What has happened is a perfectly normal linguistic evolution. Vogue usages often invite scorn, largely because of the smug and self-satisfied classes of people associated with them. Vogue usages that serve little purpose drop out as enthusiasm wanes (I haven't heard anyone use groovy non-ironically since I was an undergraduate, and I sense that chillax may already be fading). Vogue usages that prove serviceable stick in the language, gradually shedding their raffish reputations.

Have a look at Jan Freeman's edition of Ambrose Bierce's Write It Right. Bierce issues his strictures as if he possessed divine authority to bind and loose, but much of the time it is difficult for the contemporary reader to figure out what the hell he is objecting to. Slang is ephemeral, and peevery follows on its heels.

Now, to forestall the objection that I am preaching "anything goes" (and you're welcome to ask the writers whose work I edit how much anything goes for them), let me make clear that you are not to abandon judgment. I am sticking with the distinction between imply and infer, and so should you, because Blessed Henry Fowler said that when a useful distinction develops in language, precise writers will maintain it.
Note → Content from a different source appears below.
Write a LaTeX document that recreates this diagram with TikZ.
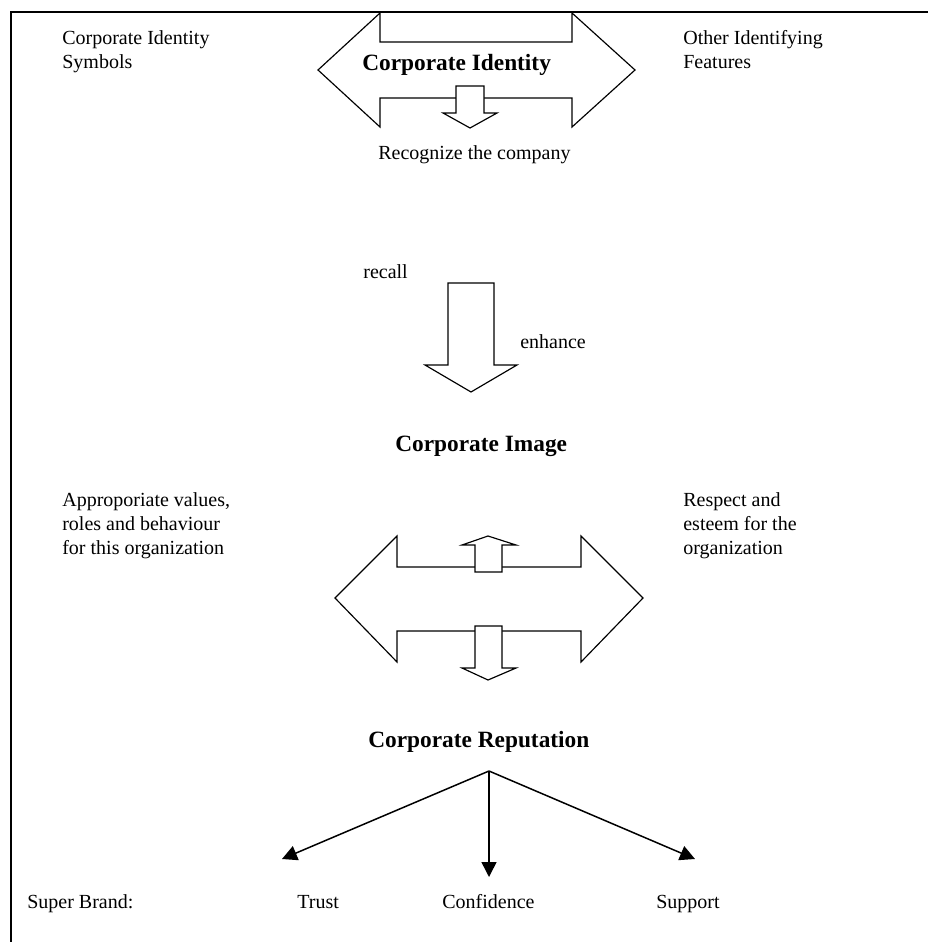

If you are cautious about neologisms, that is perfectly OK. It is not incumbent upon you to jump on board with the early adopters. You are free to determine what usages are a good fit for your subject, your readers, your publication. But what you must do is determine when objections have exceeded their shelf life. Otherwise you may find yourself manning the Maginot Line while the new usages are already wheeling through the plains of Flanders.